Hi,
I've compiled Maxima (from CVS) with ABCL (from svn)
and run_testsuite() shows just a few errors due to
different floating point results. Hurray!
The key change to Maxima seems to have been changing
EQ to EQUAL in a pattern-matching function ...
In ABCL it appears that numbers are not necessarily EQ
so a lot of patterns failed. Since the pattern-matching
stuff is widely used in Maxima (especially integrals)
there were a lot of failed tests. Just that one change
seems to have fixed dozens of test failures!
I found it necessary to run the autoconf machinery
(sh bootstrap && ./configure at least; I ran make as
well, although I don't know if that's actually necessary,
and then I ran configure.lisp as described in INSTALL.lisp)
before compiling with ABCL via:
(require 'asdf) (asdf:operate 'asdf:load-op :maxima)

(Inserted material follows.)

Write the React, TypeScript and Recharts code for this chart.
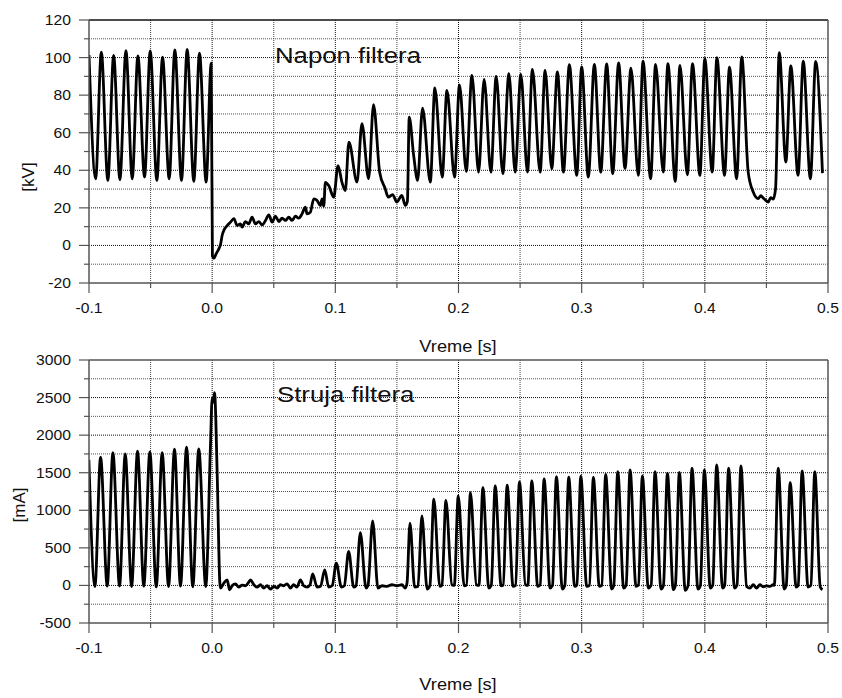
import { LineChart, Line, XAxis, YAxis, ReferenceLine } from "recharts";

// napon filtera [kV], parovi [t (s), kV]
const naponPre: [number, number][] = [
  [-0.1, 101.4], [-0.0946, 35.5], [-0.09, 102.9], [-0.0847, 34.6], [-0.08, 101.1],
  [-0.0749, 35], [-0.07, 103.7], [-0.0649, 35.5], [-0.0603, 100.9], [-0.0549, 36.4],
  [-0.0503, 103.6], [-0.0449, 34.6], [-0.0403, 100.2], [-0.0349, 35.5], [-0.0303, 104.1],
  [-0.0249, 34.6], [-0.0203, 104.3], [-0.0149, 34.1], [-0.0103, 102.3], [-0.0049, 33.7],
  [-0.0008, 97],
];

const naponPad: [number, number][] = [
  [0.0002, -5.5], [0.0014, -6.8], [0.0032, -4.5], [0.0054, -1.8], [0.0068, 0.5],
  [0.0081, 5.3], [0.0095, 8], [0.0122, 10.6], [0.0149, 12.4], [0.0176, 14.2],
  [0.0203, 10.6], [0.023, 11.5], [0.0243, 9.7], [0.027, 12.7], [0.0297, 11.5],
  [0.0324, 15], [0.0351, 11.5], [0.0378, 12.7], [0.0406, 10.9], [0.0433, 13.3],
  [0.046, 16.3], [0.0487, 12.4], [0.0514, 15.6], [0.0541, 12.7], [0.0568, 14.5],
  [0.0595, 13.3], [0.0622, 15], [0.0649, 13.3], [0.0676, 15.6], [0.0703, 14.5],
  [0.073, 16.8], [0.0757, 20.4], [0.077, 16.8], [0.0797, 17.7], [0.0825, 24.8],
  [0.0852, 23.9], [0.0879, 21.2], [0.0892, 24.8], [0.0906, 20.9], [0.0919, 33.6],
  [0.0946, 31.9], [0.0987, 25.7], [0.1022, 42.5], [0.1054, 33.6], [0.1081, 29.2],
  [0.111, 55], [0.1176, 33.7], [0.1216, 64.8], [0.127, 35.5], [0.131, 74.9],
  [0.136, 39], [0.1405, 30.2], [0.143, 25.7], [0.1465, 27], [0.15, 23.1],
  [0.154, 26.6], [0.1568, 21.3], [0.1585, 23.5],
];

const naponRast: [number, number][] = [
  [0.16, 68.3], [0.1636, 47.9], [0.1668, 34.6], [0.1708, 73.1], [0.1771, 33.7],
  [0.1808, 83.8], [0.1868, 36.4], [0.1906, 82.5], [0.1968, 36.4], [0.2008, 85.5],
  [0.2063, 39.4], [0.2109, 90.5], [0.2163, 39], [0.2208, 88.4], [0.2263, 39],
  [0.2306, 90], [0.236, 38.2], [0.2409, 91.4], [0.246, 39], [0.2506, 91],
  [0.256, 39], [0.26, 93.7], [0.2663, 39], [0.2703, 93.2], [0.2757, 40.8],
  [0.2803, 92.4], [0.2852, 39], [0.29, 96.2], [0.296, 37.3], [0.3, 95],
  [0.3054, 36.4], [0.3103, 96.4], [0.3155, 39], [0.3203, 96.6], [0.3252, 38.2],
  [0.33, 97.2], [0.3352, 41], [0.34, 94.4], [0.346, 37.3], [0.3498, 98.1],
  [0.356, 35.5], [0.36, 96.3], [0.3663, 39], [0.37, 96.7], [0.376, 34.1],
  [0.3798, 95.8], [0.3858, 37.6], [0.39, 96.7], [0.396, 37.3], [0.4, 99.4],
  [0.406, 39], [0.4098, 99.9], [0.416, 37.3], [0.42, 94.9], [0.4258, 35.5],
  [0.43, 100.3],
];

const naponPad2: [number, number][] = [
  [0.4352, 39], [0.4393, 28.4], [0.4433, 24.9], [0.4455, 26.5], [0.4474, 25.2],
  [0.4495, 24], [0.4515, 23.1], [0.4535, 25.5], [0.4555, 24.6], [0.4574, 30],
];

const naponKraj: [number, number][] = [
  [0.4604, 102.6], [0.4658, 44.4], [0.4698, 95.5], [0.4757, 37.3], [0.4799, 98.1],
  [0.4857, 35.5], [0.49, 97.9], [0.4955, 38.5],
];

// struja filtera [mA], parovi [t (s), mA]
const strujaPre: [number, number][] = [
  [-0.1001, 1671], [-0.0952, -15], [-0.0906, 1706], [-0.0852, -10], [-0.0806, 1768],
  [-0.0752, -10], [-0.0706, 1750], [-0.0654, -15], [-0.0606, 1786], [-0.0555, -10],
  [-0.0506, 1777], [-0.0454, -20], [-0.0406, 1768], [-0.0354, -15], [-0.0306, 1813],
  [-0.0257, -10], [-0.0208, 1839], [-0.0157, -20], [-0.0109, 1817], [-0.0052, -15],
  [-0.0014, 1847], [0.0, 2490], [0.0009, 2440], [0.0019, 2565], [0.0042, 1400],
  [0.0062, 40],
];

const strujaPad: [number, number][] = [
  [0.0068, -35], [0.0095, 31], [0.0122, 75], [0.0141, -58], [0.0162, -4],
  [0.0189, 22], [0.0216, -22], [0.0243, 4], [0.027, -4], [0.0292, 31],
  [0.0311, 75], [0.0338, 9], [0.0365, -22], [0.0392, 9], [0.0419, -35],
  [0.0446, -4], [0.0473, -49], [0.05, -13], [0.0527, -35], [0.0554, 9],
  [0.0581, -4], [0.0608, 22], [0.0635, -35], [0.0662, 9], [0.0689, -22],
  [0.0716, 75], [0.0743, -4], [0.077, -22], [0.0795, 10], [0.0816, 155],
  [0.0852, -22], [0.088, -10], [0.0914, 208], [0.0946, -22], [0.0975, 0],
  [0.1008, 297], [0.1049, -22], [0.1073, -4], [0.1108, 452], [0.1149, -22],
  [0.1168, -4], [0.1203, 704], [0.1249, -35], [0.1265, -4], [0.1303, 859],
  [0.1346, -35], [0.1379, -4], [0.1419, -13], [0.146, 9], [0.15, -4],
  [0.1541, 9], [0.1568, -35], [0.1582, 31], [0.1606, 828], [0.1644, -22],
  [0.1671, -13], [0.1703, 926], [0.1745, -48],
];

const strujaRast: [number, number][] = [
  [0.1768, 0], [0.18, 1148], [0.1848, -13],
  [0.1866, 5], [0.1898, 1130], [0.1946, 9],
  [0.1966, 0], [0.1998, 1192], [0.2046, -5],
  [0.2065, 5], [0.2097, 1236], [0.2145, 9],
  [0.2166, 0], [0.2198, 1302], [0.2246, -35],
  [0.2266, 0], [0.2298, 1325], [0.2346, -5],
  [0.2363, 5], [0.2395, 1334], [0.2443, -13],
  [0.2463, 0], [0.2495, 1378], [0.2543, 9],
  [0.2563, 0], [0.2595, 1391], [0.2643, -13],
  [0.2663, 5], [0.2695, 1418], [0.2743, -35],
  [0.2763, 0], [0.2795, 1449], [0.2843, -48],
  [0.2863, 0], [0.2895, 1441], [0.2943, -13],
  [0.2961, 5], [0.2993, 1454], [0.3041, -13],
  [0.3063, 0], [0.3095, 1436], [0.3143, -13],
  [0.3163, 0], [0.3195, 1478], [0.3243, -48],
  [0.3261, 0], [0.3293, 1515], [0.3341, -35],
  [0.3361, 0], [0.3393, 1538], [0.3441, -13],
  [0.3461, 5], [0.3493, 1458], [0.3541, -35],
  [0.3564, 0], [0.3596, 1515], [0.3644, -48],
  [0.3664, 0], [0.3696, 1494], [0.3744, -57],
  [0.3761, 0], [0.3793, 1503], [0.3841, -66],
  [0.3864, 0], [0.3896, 1560], [0.3944, -48],
  [0.3964, 0], [0.3996, 1538], [0.4044, -35],
  [0.4064, 0], [0.4096, 1604], [0.4144, -35],
  [0.4161, 0], [0.4193, 1560], [0.4241, -35],
  [0.4261, 0], [0.4293, 1591], [0.4339, -13],
];

const strujaPad2: [number, number][] = [
  [0.4366, -35], [0.4393, 9], [0.442, -35], [0.4447, 9], [0.4474, -20],
  [0.4501, -5], [0.4528, -13], [0.4555, 9],
];

const strujaKraj: [number, number][] = [
  [0.4564, 0], [0.4596, 1560], [0.4644, -48],
  [0.4661, 0], [0.4693, 1369], [0.4741, -22],
  [0.4758, 0], [0.479, 1524], [0.4838, -22],
  [0.4861, 0], [0.4893, 1515], [0.4937, -20], [0.4955, -57],
];

const vremeTicks = [-0.1, -0.05, 0, 0.05, 0.1, 0.15, 0.2, 0.25, 0.3, 0.35, 0.4, 0.45, 0.5];
const kvTicks = [-20, -10, 0, 10, 20, 30, 40, 50, 60, 70, 80, 90, 100, 110, 120];
const maTicks = [-500, -250, 0, 250, 500, 750, 1000, 1250, 1500, 1750, 2000, 2250, 2500, 2750, 3000];

const naponData = [...naponPre, ...naponPad, ...naponRast, ...naponPad2, ...naponKraj].map(
  ([t, kv]) => ({ t, kv })
);
const strujaData = [...strujaPre, ...strujaPad, ...strujaRast, ...strujaPad2, ...strujaKraj].map(
  ([t, ma]) => ({ t, ma })
);

const FONT = '"Liberation Sans", Arial, sans-serif';
const AXIS = "#555";
const STRETCH = 1.12; // original je malo razvucen po sirini

const isMajorX = (v: number) => Math.abs(v * 10 - Math.round(v * 10)) < 1e-6;

const XTick = (props: any) => {
  const { x, y, payload } = props;
  const major = isMajorX(payload.value);
  return (
    <g>
      <line x1={x} x2={x} y1={y} y2={y + (major ? 10 : 5)} stroke={AXIS} strokeWidth={1.2} />
      {major && (
        <text
          transform={`translate(${x},${y + 30}) scale(${STRETCH},1)`}
          textAnchor="middle"
          fontSize={14}
          fontFamily={FONT}
          fill="#111"
        >
          {payload.value.toFixed(1)}
        </text>
      )}
    </g>
  );
};

const makeYTick = (step: number) => (props: any) => {
  const { x, y, payload } = props;
  const major = payload.value % step === 0;
  return (
    <g>
      <line x1={x - (major ? 10 : 5)} x2={x} y1={y} y2={y} stroke={AXIS} strokeWidth={1.2} />
      {major && (
        <text
          transform={`translate(${x - 18},${y + 5}) scale(${STRETCH},1)`}
          textAnchor="end"
          fontSize={14}
          fontFamily={FONT}
          fill="#111"
        >
          {payload.value}
        </text>
      )}
    </g>
  );
};

function gridLines(xs: number[], ys: number[], yStep: number) {
  const out: any[] = [];
  xs.slice(1, -1).forEach((v) =>
    out.push(
      <ReferenceLine
        key={"x" + v}
        x={v}
        stroke={isMajorX(v) ? "#111" : "#444"}
        strokeDasharray="1 1"
      />
    )
  );
  ys.slice(1, -1).forEach((v) =>
    out.push(
      <ReferenceLine
        key={"y" + v}
        y={v}
        stroke={v % yStep === 0 ? "#111" : "#555"}
        strokeDasharray="1 1"
      />
    )
  );
  return out;
}

export default function App() {
  return (
    <div style={{ position: "absolute", left: 0, top: 0, width: 842, height: 698, background: "#fff" }}>
      <div style={{ position: "absolute", left: 0, top: 0 }}>
        <LineChart width={842} height={362} data={naponData} margin={{ top: 20, right: 14, left: 0, bottom: 0 }}>
          <XAxis
            dataKey="t"
            type="number"
            domain={[-0.1, 0.5]}
            ticks={vremeTicks}
            interval={0}
            tickSize={0}
            tickMargin={0}
            tickLine={false}
            tick={<XTick />}
            height={79}
            allowDataOverflow
            axisLine={{ stroke: AXIS, strokeWidth: 1.5 }}
          />
          <YAxis
            type="number"
            domain={[-20, 120]}
            ticks={kvTicks}
            interval={0}
            tickSize={0}
            tickMargin={0}
            tickLine={false}
            tick={makeYTick(20)}
            width={89}
            allowDataOverflow
            axisLine={{ stroke: AXIS, strokeWidth: 1.5 }}
          />
          {gridLines(vremeTicks, kvTicks, 20)}
          <ReferenceLine y={120} stroke="#111" strokeWidth={1.5} />
          <ReferenceLine x={0.5} stroke={AXIS} strokeWidth={1.5} />
          <Line
            type="monotone"
            dataKey="kv"
            stroke="#000"
            strokeWidth={2.8}
            dot={false}
            isAnimationActive={false}
          />
        </LineChart>
      </div>
      <div style={{ position: "absolute", left: 0, top: 345 }}>
        <LineChart width={842} height={353} data={strujaData} margin={{ top: 15, right: 14, left: 0, bottom: 0 }}>
          <XAxis
            dataKey="t"
            type="number"
            domain={[-0.1, 0.5]}
            ticks={vremeTicks}
            interval={0}
            tickSize={0}
            tickMargin={0}
            tickLine={false}
            tick={<XTick />}
            height={75}
            allowDataOverflow
            axisLine={{ stroke: AXIS, strokeWidth: 1.5 }}
          />
          <YAxis
            type="number"
            domain={[-500, 3000]}
            ticks={maTicks}
            interval={0}
            tickSize={0}
            tickMargin={0}
            tickLine={false}
            tick={makeYTick(500)}
            width={89}
            allowDataOverflow
            axisLine={{ stroke: AXIS, strokeWidth: 1.5 }}
          />
          {gridLines(vremeTicks, maTicks, 500)}
          <ReferenceLine y={3000} stroke={AXIS} strokeWidth={1.5} />
          <ReferenceLine x={0.5} stroke={AXIS} strokeWidth={1.5} />
          <Line
            type="monotone"
            dataKey="ma"
            stroke="#000"
            strokeWidth={2.8}
            dot={false}
            isAnimationActive={false}
          />
        </LineChart>
      </div>
      <svg
        width={842}
        height={698}
        style={{ position: "absolute", left: 0, top: 0, pointerEvents: "none" }}
        fontFamily={FONT}
        fill="#111"
      >
        <text transform={`translate(275,63) scale(${STRETCH},1)`} fontSize={23}>
          Napon filtera
        </text>
        <text transform={`translate(277,402) scale(${STRETCH},1)`} fontSize={23}>
          Struja filtera
        </text>
        <text transform={`translate(458,352) scale(1.14,1)`} fontSize={16} textAnchor="middle">
          Vreme [s]
        </text>
        <text transform={`translate(458,690) scale(1.14,1)`} fontSize={16} textAnchor="middle">
          Vreme [s]
        </text>
        <text transform="translate(34,177) rotate(-90)" fontSize={17} textAnchor="middle">
          [kV]
        </text>
        <text transform="translate(25,505) rotate(-90)" fontSize={17} textAnchor="middle">
          [mA]
        </text>
      </svg>
    </div>
  );
}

Without the autoconf stuff, src/autoconf-variables.lisp
has incorrect values, it seems.
Maxima + ABCL is extremely slow -- something like 7 times
slower than Maxima + Clisp, which is the slowest of the
established Lisp implementations I've tried (GCL, ECL,
SBCL, CMUCL, and Clisp). I'm working on Linux, maybe it
helps to run on Windows -- I'm thinking the Java
implementation might be faster. Just a guess.
I'm pretty excited about the possibilities here.
A long-term project is to organize Maxima into modules
in hopes of making it possible to load different modules
a la carte -- I think that might make it attractive for
bolting it onto different projects.
Thanks to the ABCL developers for all their work.